** BEGIN **

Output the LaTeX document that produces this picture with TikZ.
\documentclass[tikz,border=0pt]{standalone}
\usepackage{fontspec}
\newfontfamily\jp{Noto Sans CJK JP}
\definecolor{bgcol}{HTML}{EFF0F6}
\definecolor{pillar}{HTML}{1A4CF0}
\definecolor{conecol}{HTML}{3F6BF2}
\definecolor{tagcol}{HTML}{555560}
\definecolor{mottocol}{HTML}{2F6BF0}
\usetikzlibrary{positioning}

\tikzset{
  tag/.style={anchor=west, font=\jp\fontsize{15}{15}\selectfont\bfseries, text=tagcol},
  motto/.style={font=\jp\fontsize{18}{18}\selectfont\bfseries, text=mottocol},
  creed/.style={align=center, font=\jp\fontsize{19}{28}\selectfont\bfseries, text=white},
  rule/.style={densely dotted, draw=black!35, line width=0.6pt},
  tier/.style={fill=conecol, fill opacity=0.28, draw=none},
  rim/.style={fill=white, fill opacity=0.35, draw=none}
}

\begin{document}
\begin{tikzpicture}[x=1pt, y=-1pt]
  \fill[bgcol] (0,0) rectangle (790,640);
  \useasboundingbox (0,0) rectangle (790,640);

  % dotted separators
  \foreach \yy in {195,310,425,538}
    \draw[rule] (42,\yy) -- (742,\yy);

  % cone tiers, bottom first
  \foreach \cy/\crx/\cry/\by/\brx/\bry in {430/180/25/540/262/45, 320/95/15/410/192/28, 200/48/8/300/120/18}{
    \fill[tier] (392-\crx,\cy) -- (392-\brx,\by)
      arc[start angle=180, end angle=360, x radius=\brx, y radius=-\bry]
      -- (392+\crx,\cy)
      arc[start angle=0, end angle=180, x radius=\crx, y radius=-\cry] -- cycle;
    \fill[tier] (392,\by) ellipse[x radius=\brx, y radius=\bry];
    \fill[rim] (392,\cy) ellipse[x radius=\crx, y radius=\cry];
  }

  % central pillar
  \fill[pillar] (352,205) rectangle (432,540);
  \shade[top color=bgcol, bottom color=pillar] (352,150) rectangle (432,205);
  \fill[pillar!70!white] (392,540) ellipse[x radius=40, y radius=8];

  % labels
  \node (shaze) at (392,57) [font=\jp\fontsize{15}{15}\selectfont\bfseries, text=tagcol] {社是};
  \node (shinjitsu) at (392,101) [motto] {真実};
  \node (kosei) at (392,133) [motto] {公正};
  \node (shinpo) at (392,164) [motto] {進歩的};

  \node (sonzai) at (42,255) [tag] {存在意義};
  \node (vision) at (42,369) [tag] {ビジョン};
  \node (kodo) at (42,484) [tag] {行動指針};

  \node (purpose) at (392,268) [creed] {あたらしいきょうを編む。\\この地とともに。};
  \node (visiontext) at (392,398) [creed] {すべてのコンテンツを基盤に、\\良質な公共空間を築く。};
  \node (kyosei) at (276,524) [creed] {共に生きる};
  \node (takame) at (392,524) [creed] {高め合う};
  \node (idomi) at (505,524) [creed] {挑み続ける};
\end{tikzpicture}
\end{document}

** END **
** BEGIN **

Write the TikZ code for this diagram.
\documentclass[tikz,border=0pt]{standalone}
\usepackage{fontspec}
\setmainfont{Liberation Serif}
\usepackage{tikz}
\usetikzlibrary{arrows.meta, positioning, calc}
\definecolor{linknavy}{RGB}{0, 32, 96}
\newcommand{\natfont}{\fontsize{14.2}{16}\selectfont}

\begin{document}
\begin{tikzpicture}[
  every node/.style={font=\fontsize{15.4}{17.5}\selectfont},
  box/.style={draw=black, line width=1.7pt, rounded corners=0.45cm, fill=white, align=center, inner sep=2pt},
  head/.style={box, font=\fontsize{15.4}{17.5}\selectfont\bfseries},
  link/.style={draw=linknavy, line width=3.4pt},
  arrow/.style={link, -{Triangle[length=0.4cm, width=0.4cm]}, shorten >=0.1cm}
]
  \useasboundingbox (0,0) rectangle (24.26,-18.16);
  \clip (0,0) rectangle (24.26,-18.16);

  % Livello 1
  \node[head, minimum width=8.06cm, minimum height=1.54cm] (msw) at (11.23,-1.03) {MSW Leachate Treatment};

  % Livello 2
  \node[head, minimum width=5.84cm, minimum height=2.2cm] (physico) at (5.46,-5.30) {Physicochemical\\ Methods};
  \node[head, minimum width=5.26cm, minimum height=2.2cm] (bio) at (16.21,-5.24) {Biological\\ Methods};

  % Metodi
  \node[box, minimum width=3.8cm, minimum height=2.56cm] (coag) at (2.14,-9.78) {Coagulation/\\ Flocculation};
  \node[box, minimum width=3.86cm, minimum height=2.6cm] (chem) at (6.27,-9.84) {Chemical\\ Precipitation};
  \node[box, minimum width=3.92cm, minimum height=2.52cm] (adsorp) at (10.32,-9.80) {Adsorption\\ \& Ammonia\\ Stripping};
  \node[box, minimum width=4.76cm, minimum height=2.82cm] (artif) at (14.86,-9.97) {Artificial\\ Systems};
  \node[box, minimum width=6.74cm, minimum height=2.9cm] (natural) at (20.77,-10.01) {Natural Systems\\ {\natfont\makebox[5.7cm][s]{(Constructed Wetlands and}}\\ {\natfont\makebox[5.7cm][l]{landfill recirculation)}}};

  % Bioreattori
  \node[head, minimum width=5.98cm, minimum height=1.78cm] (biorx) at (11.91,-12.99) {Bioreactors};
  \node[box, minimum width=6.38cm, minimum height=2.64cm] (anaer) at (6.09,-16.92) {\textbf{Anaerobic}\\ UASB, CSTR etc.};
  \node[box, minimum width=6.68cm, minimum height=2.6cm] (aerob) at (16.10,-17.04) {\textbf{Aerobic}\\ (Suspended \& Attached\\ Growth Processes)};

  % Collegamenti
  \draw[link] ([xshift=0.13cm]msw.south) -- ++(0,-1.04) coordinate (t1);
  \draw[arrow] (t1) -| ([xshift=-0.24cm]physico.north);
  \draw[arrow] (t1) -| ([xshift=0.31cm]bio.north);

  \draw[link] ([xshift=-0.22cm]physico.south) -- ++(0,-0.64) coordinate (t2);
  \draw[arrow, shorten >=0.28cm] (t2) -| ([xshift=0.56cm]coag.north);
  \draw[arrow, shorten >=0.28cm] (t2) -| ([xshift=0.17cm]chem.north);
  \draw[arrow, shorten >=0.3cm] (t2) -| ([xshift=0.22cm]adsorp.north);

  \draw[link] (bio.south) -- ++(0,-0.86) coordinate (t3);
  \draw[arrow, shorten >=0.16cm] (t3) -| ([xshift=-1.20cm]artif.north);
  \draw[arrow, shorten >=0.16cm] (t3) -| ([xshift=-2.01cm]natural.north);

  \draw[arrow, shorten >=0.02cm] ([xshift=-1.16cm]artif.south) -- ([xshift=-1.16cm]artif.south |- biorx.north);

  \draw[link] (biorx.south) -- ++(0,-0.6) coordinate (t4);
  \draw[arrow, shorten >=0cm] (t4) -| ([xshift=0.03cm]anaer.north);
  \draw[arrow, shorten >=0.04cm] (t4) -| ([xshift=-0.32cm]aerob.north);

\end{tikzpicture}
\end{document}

** END **
** BEGIN **

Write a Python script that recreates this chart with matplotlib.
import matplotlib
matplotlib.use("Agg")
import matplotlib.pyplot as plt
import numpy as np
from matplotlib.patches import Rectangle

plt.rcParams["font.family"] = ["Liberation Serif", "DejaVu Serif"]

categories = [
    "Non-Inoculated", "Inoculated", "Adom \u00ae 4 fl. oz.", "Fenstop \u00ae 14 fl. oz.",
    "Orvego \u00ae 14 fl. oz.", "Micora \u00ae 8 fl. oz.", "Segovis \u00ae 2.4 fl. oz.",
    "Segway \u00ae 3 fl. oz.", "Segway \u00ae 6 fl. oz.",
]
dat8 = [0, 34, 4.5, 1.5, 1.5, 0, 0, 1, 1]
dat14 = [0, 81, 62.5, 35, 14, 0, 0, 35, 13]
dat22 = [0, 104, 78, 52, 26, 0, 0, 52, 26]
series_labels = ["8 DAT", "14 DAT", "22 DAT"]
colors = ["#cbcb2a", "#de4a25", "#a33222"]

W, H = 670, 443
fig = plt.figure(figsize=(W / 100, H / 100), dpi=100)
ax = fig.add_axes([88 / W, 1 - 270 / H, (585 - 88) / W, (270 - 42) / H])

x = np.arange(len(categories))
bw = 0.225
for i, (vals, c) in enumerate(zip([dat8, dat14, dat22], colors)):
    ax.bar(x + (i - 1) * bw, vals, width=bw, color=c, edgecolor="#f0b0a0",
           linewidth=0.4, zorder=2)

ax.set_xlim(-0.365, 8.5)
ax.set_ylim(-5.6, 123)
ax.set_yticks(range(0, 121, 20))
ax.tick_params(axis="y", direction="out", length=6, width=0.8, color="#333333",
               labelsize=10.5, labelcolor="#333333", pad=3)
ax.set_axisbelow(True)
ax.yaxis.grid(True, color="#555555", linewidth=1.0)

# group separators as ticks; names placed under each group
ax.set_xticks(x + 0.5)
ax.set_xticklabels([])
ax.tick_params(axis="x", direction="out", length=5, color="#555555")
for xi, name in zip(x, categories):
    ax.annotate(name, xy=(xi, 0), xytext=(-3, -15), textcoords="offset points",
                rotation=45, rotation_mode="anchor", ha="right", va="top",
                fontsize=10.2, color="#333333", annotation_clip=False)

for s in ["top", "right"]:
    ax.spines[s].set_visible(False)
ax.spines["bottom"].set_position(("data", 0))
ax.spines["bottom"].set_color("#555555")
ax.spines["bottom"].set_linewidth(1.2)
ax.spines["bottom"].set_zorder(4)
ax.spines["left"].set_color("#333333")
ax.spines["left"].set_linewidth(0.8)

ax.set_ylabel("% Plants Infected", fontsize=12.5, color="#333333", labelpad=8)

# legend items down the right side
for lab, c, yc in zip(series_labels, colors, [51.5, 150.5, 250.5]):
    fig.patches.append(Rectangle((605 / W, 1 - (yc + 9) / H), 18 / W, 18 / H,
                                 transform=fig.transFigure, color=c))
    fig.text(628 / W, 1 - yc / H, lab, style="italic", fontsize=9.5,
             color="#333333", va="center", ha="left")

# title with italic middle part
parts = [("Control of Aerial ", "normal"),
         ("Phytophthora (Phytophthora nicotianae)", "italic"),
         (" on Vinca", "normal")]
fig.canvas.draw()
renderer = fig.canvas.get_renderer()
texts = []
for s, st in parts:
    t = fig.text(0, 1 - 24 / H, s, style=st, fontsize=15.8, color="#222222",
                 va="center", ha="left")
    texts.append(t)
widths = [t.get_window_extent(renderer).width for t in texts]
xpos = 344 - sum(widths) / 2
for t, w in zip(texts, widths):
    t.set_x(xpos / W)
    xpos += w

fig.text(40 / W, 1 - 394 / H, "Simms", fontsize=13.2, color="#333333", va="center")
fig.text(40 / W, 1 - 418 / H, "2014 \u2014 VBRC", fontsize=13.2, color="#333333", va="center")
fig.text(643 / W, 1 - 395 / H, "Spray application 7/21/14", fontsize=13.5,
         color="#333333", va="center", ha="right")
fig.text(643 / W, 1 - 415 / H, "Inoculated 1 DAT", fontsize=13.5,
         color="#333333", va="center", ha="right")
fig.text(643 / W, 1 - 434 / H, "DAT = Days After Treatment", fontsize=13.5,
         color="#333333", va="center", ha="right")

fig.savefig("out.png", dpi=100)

** END **

#### Task goal:
Repeat word for word the lines from the line containing "Write a Python" to the line containing "linewidth=0.4, zorder=2)", both lines included; nothing else should appear.

#### Exercise solution:
Write a Python script that recreates this chart with matplotlib.
import matplotlib
matplotlib.use("Agg")
import matplotlib.pyplot as plt
import numpy as np
from matplotlib.patches import Rectangle

plt.rcParams["font.family"] = ["Liberation Serif", "DejaVu Serif"]

categories = [
    "Non-Inoculated", "Inoculated", "Adom \u00ae 4 fl. oz.", "Fenstop \u00ae 14 fl. oz.",
    "Orvego \u00ae 14 fl. oz.", "Micora \u00ae 8 fl. oz.", "Segovis \u00ae 2.4 fl. oz.",
    "Segway \u00ae 3 fl. oz.", "Segway \u00ae 6 fl. oz.",
]
dat8 = [0, 34, 4.5, 1.5, 1.5, 0, 0, 1, 1]
dat14 = [0, 81, 62.5, 35, 14, 0, 0, 35, 13]
dat22 = [0, 104, 78, 52, 26, 0, 0, 52, 26]
series_labels = ["8 DAT", "14 DAT", "22 DAT"]
colors = ["#cbcb2a", "#de4a25", "#a33222"]

W, H = 670, 443
fig = plt.figure(figsize=(W / 100, H / 100), dpi=100)
ax = fig.add_axes([88 / W, 1 - 270 / H, (585 - 88) / W, (270 - 42) / H])

x = np.arange(len(categories))
bw = 0.225
for i, (vals, c) in enumerate(zip([dat8, dat14, dat22], colors)):
    ax.bar(x + (i - 1) * bw, vals, width=bw, color=c, edgecolor="#f0b0a0",
           linewidth=0.4, zorder=2)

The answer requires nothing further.